128. George Kittle, TE, Iowa
Chad Greenway would appreciate this draft with two Iowa players in a row.
Since most of the best options for playmaking tight end were off the board early, other needs had to be addressed, but Kittle offers speed and downfield ability that might play well alongside Kyle Rudolph. He’s 6-foot-4, 247-pounds and runs a 4.52 40-yard dash, making him a tough matchup for linebackers. Kittle also has good hands, as NFL.com points out, he only dropped one pass and made 48 catches last season.
160. Jerod Evans, QB, Virginia Tech
While the Vikings may have signed Case Keenum as their backup, we know exactly what Case Keenum is – an average backup quarterback with no upside. With a lot of players on the roster who are capable special teamers, it makes sense to pick a you-never-know quarterback instead of a low-ceiling defensive player or O-lineman with an extremely high chance of being a bust.
Also, there is a statistical study that hints at Evans as a potential sleeper.
199. ArDarius Stewart, WR, Alabama
Stewart decided to leave Alabama after being graded a second-round pick by the NFL Draft Advisory Committee. He was a top receiver for the Crimson Tide and runs a 4.49 40-yard dash. Taking a flier on a player with a second-round grade that drops to the sixth is always a strong play, even if he has risks involved. We have seen the Vikings make a lot out of long-shot wide receivers, so here’s another one to add to the mix.

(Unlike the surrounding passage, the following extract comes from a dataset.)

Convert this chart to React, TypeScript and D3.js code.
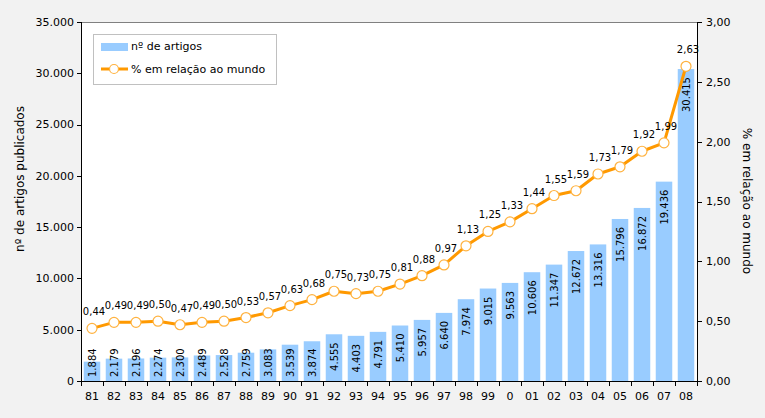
import React from "react";
import * as d3 from "d3";

const categories = ["81","82","83","84","85","86","87","88","89","90","91","92","93","94","95","96","97","98","99","0","01","02","03","04","05","06","07","08"];
const articles = [1884,2179,2196,2274,2300,2489,2528,2759,3083,3539,3874,4555,4403,4791,5410,5957,6640,7974,9015,9563,10606,11347,12672,13316,15796,16872,19436,30415];
const percent = [0.44,0.49,0.49,0.50,0.47,0.49,0.50,0.53,0.57,0.63,0.68,0.75,0.73,0.75,0.81,0.88,0.97,1.13,1.25,1.33,1.44,1.55,1.59,1.73,1.79,1.92,1.99,2.63];
const leftTicks = [0,5000,10000,15000,20000,25000,30000,35000];
const rightTicks = [0,0.5,1,1.5,2,2.5,3];

const W = 765, H = 418;
const L = 81, R = 697, T = 22, B = 381;
const FONT = "'DejaVu Sans', Verdana, sans-serif";
const BAR = "#99ccff";
const LINE = "#ff9900";

const fmtThousands = (v: number) => d3.format(",")(v).replace(/,/g, ".");
const fmtPct = (v: number) => v.toFixed(2).replace(".", ",");

function textLen(s: string) {
  let w = 0;
  for (const c of s) w += c === "." || c === "," ? 3.18 : 6.36;
  return w;
}

export default function App() {
  const x = d3.scaleBand<string>().domain(categories).range([L, R]).paddingInner(0.25).paddingOuter(0.125);
  const yL = d3.scaleLinear().domain([0, 35000]).range([B, T]);
  const yR = d3.scaleLinear().domain([0, 3]).range([B, T]);
  const cx = (c: string) => (x(c) as number) + x.bandwidth() / 2;
  const step = x.step();
  const line = d3.line<number>().x((_, i) => cx(categories[i])).y((d) => yR(d));

  return (
    <svg width={W} height={H} style={{ position: "absolute", left: 0, top: 0, fontFamily: FONT }}>
      <rect x={0} y={0} width={W} height={H} fill="#f2f2f2" />
      <rect x={L} y={T} width={R - L} height={B - T} fill="#ffffff" />
      <line x1={L} x2={R} y1={T + 0.5} y2={T + 0.5} stroke="#808080" />

      {/* bars */}
      {articles.map((v, i) => (
        <rect key={"b" + i} x={x(categories[i])} y={yL(v)} width={x.bandwidth()} height={B - yL(v)} fill={BAR} />
      ))}
      {/* bar labels */}
      {articles.map((v, i) => {
        const s = fmtThousands(v);
        const len = textLen(s);
        const bottom = Math.min(yL(v) + 8 + len, B - 4);
        const px = cx(categories[i]) + 4;
        return (
          <text key={"bl" + i} x={px} y={bottom} transform={`rotate(-90 ${px} ${bottom})`} fontSize={10} fill="#000">
            {s}
          </text>
        );
      })}

      {/* line */}
      <path d={line(percent) || ""} fill="none" stroke={LINE} strokeWidth={3} strokeLinejoin="round" />
      {percent.map((v, i) => (
        <circle key={"c" + i} cx={cx(categories[i])} cy={yR(v)} r={5} fill="#fff" stroke="#ffb23f" strokeWidth={1.2} />
      ))}
      {percent.map((v, i) => (
        <text key={"pl" + i} x={cx(categories[i]) + 2} y={yR(v) - 13} fontSize={10} textAnchor="middle" fill="#000">
          {fmtPct(v)}
        </text>
      ))}

      {/* x axis */}
      <line x1={L} x2={R} y1={B + 0.5} y2={B + 0.5} stroke="#000" />
      {d3.range(categories.length + 1).map((i) => (
        <line key={"xt" + i} x1={L + i * step + 0.5} x2={L + i * step + 0.5} y1={B} y2={B + 5} stroke="#000" />
      ))}
      {categories.map((c) => (
        <text key={"xl" + c} x={cx(c)} y={400} fontSize={11} textAnchor="middle" fill="#000">
          {c}
        </text>
      ))}

      {/* left axis */}
      <line x1={L + 0.5} x2={L + 0.5} y1={T} y2={B + 5} stroke="#000" />
      {leftTicks.map((t) => (
        <g key={"lt" + t}>
          <line x1={L - 4} x2={L} y1={Math.round(yL(t)) + 0.5} y2={Math.round(yL(t)) + 0.5} stroke="#000" />
          <text x={74} y={yL(t)} dy="0.35em" fontSize={11} textAnchor="end" fill="#000">
            {fmtThousands(t)}
          </text>
        </g>
      ))}

      {/* right axis */}
      <line x1={R + 0.5} x2={R + 0.5} y1={T} y2={B + 5} stroke="#000" />
      {rightTicks.map((t) => (
        <g key={"rt" + t}>
          <line x1={R} x2={R + 5} y1={Math.round(yR(t)) + 0.5} y2={Math.round(yR(t)) + 0.5} stroke="#000" />
          <text x={706} y={yR(t)} dy="0.35em" fontSize={11} textAnchor="start" fill="#000">
            {fmtPct(t)}
          </text>
        </g>
      ))}

      {/* axis titles */}
      <text x={24} y={179} transform="rotate(-90 24 179)" fontSize={12} textAnchor="middle" fill="#000">
        nº de artigos publicados
      </text>
      <text x={743} y={201} transform="rotate(90 743 201)" fontSize={12} textAnchor="middle" fill="#000">
        % em relação ao mundo
      </text>

      {/* legend */}
      <rect x={93.5} y={34.5} width={183} height={50} fill="#fff" stroke="#c0c0c0" />
      <rect x={101} y={43} width={27} height={8} fill={BAR} />
      <text x={131} y={50} fontSize={11} fill="#000">nº de artigos</text>
      <line x1={101} x2={128} y1={69} y2={69} stroke={LINE} strokeWidth={3} />
      <circle cx={114} cy={69} r={4.5} fill="#fff" stroke="#ffb23f" strokeWidth={1.2} />
      <text x={131} y={73} fontSize={11} fill="#000">% em relação ao mundo</text>
    </svg>
  );
}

232. Jessaman Dunker, G, Tennessee State
Two things about Dunker stand out: He ran a 4.98 40-yard dash. Studies have found that the 40 correlates to success with guards. And that he’s 6-foot-4, 320-pounds. The seventh round is perfect for long shots and the Vikings need more lottery tickets on the front line. Here’s what his NFL.com draft profile says:
“Dunker is an excellent athlete, but he is extremely raw and may not have enough core strength to consistently hold up against NFL power. His best chance is with a zone-oriented rushing team, but he will still need time to improve his technique and strength before he could become a factor on the depth chart.”